• [Task prompt]: All of the listing below must be repeated word for word. Pictures are the only thing to omit.

• [Material]:

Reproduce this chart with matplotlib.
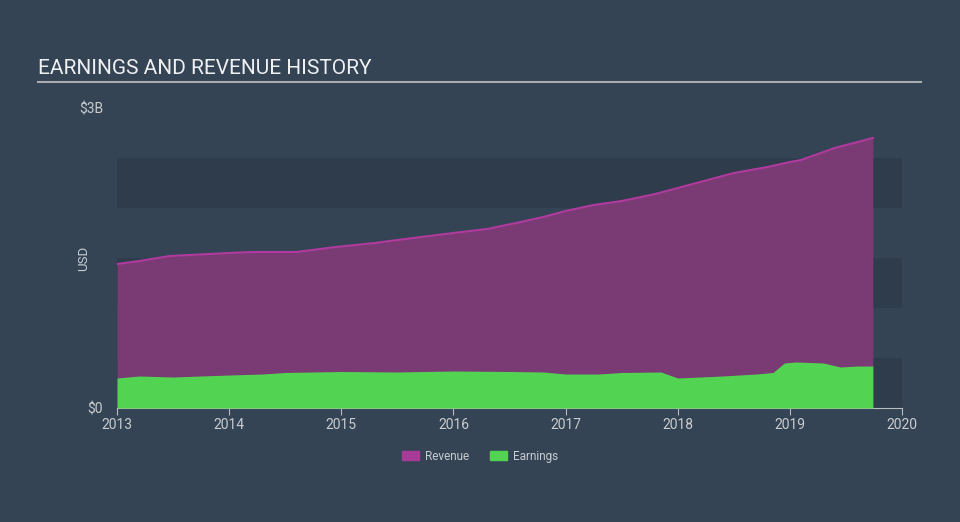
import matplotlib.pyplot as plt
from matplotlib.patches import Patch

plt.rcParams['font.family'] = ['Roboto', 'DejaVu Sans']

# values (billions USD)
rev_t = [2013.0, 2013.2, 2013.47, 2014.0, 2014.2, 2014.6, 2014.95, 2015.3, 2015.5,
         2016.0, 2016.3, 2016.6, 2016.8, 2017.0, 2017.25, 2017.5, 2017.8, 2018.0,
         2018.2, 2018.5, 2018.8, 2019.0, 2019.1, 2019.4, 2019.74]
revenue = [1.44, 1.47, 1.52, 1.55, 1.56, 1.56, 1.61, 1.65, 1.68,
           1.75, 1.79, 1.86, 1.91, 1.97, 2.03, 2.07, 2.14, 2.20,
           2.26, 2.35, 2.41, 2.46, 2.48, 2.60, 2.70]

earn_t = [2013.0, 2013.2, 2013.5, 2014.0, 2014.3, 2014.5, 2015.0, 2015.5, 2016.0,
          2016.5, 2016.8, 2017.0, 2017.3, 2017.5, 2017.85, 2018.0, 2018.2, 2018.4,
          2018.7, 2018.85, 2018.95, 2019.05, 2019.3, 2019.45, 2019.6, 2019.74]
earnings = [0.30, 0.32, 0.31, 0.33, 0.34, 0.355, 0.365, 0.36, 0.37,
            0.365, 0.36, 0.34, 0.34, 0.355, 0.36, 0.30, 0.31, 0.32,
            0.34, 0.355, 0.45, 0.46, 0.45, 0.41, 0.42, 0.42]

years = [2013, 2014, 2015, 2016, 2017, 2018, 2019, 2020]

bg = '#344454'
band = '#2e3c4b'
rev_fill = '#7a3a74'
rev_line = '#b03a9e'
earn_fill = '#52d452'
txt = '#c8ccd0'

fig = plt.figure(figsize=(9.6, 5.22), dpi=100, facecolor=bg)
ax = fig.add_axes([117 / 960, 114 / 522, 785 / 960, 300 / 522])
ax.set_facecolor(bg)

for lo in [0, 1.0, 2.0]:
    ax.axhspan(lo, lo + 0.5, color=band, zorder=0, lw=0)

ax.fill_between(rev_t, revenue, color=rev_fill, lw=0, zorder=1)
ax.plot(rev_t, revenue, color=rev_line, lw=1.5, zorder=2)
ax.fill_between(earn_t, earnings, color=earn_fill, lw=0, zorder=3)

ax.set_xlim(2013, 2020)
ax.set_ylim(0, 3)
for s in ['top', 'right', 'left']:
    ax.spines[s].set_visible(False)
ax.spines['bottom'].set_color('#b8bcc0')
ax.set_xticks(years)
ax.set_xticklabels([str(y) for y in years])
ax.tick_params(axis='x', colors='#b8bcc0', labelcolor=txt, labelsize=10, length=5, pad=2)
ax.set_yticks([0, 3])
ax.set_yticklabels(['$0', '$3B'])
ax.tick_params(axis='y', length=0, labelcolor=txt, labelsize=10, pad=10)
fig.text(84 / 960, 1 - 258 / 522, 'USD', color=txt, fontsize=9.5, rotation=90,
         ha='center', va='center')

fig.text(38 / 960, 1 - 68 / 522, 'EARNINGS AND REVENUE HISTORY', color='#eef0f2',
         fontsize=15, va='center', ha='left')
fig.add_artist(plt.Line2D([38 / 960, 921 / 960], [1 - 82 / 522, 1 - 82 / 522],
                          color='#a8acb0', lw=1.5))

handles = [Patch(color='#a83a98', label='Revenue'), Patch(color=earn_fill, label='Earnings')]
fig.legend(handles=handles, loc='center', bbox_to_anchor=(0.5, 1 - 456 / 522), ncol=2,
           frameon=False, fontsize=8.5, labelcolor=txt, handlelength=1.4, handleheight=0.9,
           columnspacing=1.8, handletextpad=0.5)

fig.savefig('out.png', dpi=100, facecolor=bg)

• [Expected output]:
Reproduce this chart with matplotlib.
import matplotlib.pyplot as plt
from matplotlib.patches import Patch

plt.rcParams['font.family'] = ['Roboto', 'DejaVu Sans']

# values (billions USD)
rev_t = [2013.0, 2013.2, 2013.47, 2014.0, 2014.2, 2014.6, 2014.95, 2015.3, 2015.5,
         2016.0, 2016.3, 2016.6, 2016.8, 2017.0, 2017.25, 2017.5, 2017.8, 2018.0,
         2018.2, 2018.5, 2018.8, 2019.0, 2019.1, 2019.4, 2019.74]
revenue = [1.44, 1.47, 1.52, 1.55, 1.56, 1.56, 1.61, 1.65, 1.68,
           1.75, 1.79, 1.86, 1.91, 1.97, 2.03, 2.07, 2.14, 2.20,
           2.26, 2.35, 2.41, 2.46, 2.48, 2.60, 2.70]

earn_t = [2013.0, 2013.2, 2013.5, 2014.0, 2014.3, 2014.5, 2015.0, 2015.5, 2016.0,
          2016.5, 2016.8, 2017.0, 2017.3, 2017.5, 2017.85, 2018.0, 2018.2, 2018.4,
          2018.7, 2018.85, 2018.95, 2019.05, 2019.3, 2019.45, 2019.6, 2019.74]
earnings = [0.30, 0.32, 0.31, 0.33, 0.34, 0.355, 0.365, 0.36, 0.37,
            0.365, 0.36, 0.34, 0.34, 0.355, 0.36, 0.30, 0.31, 0.32,
            0.34, 0.355, 0.45, 0.46, 0.45, 0.41, 0.42, 0.42]

years = [2013, 2014, 2015, 2016, 2017, 2018, 2019, 2020]

bg = '#344454'
band = '#2e3c4b'
rev_fill = '#7a3a74'
rev_line = '#b03a9e'
earn_fill = '#52d452'
txt = '#c8ccd0'

fig = plt.figure(figsize=(9.6, 5.22), dpi=100, facecolor=bg)
ax = fig.add_axes([117 / 960, 114 / 522, 785 / 960, 300 / 522])
ax.set_facecolor(bg)

for lo in [0, 1.0, 2.0]:
    ax.axhspan(lo, lo + 0.5, color=band, zorder=0, lw=0)

ax.fill_between(rev_t, revenue, color=rev_fill, lw=0, zorder=1)
ax.plot(rev_t, revenue, color=rev_line, lw=1.5, zorder=2)
ax.fill_between(earn_t, earnings, color=earn_fill, lw=0, zorder=3)

ax.set_xlim(2013, 2020)
ax.set_ylim(0, 3)
for s in ['top', 'right', 'left']:
    ax.spines[s].set_visible(False)
ax.spines['bottom'].set_color('#b8bcc0')
ax.set_xticks(years)
ax.set_xticklabels([str(y) for y in years])
ax.tick_params(axis='x', colors='#b8bcc0', labelcolor=txt, labelsize=10, length=5, pad=2)
ax.set_yticks([0, 3])
ax.set_yticklabels(['$0', '$3B'])
ax.tick_params(axis='y', length=0, labelcolor=txt, labelsize=10, pad=10)
fig.text(84 / 960, 1 - 258 / 522, 'USD', color=txt, fontsize=9.5, rotation=90,
         ha='center', va='center')

fig.text(38 / 960, 1 - 68 / 522, 'EARNINGS AND REVENUE HISTORY', color='#eef0f2',
         fontsize=15, va='center', ha='left')
fig.add_artist(plt.Line2D([38 / 960, 921 / 960], [1 - 82 / 522, 1 - 82 / 522],
                          color='#a8acb0', lw=1.5))

handles = [Patch(color='#a83a98', label='Revenue'), Patch(color=earn_fill, label='Earnings')]
fig.legend(handles=handles, loc='center', bbox_to_anchor=(0.5, 1 - 456 / 522), ncol=2,
           frameon=False, fontsize=8.5, labelcolor=txt, handlelength=1.4, handleheight=0.9,
           columnspacing=1.8, handletextpad=0.5)

fig.savefig('out.png', dpi=100, facecolor=bg)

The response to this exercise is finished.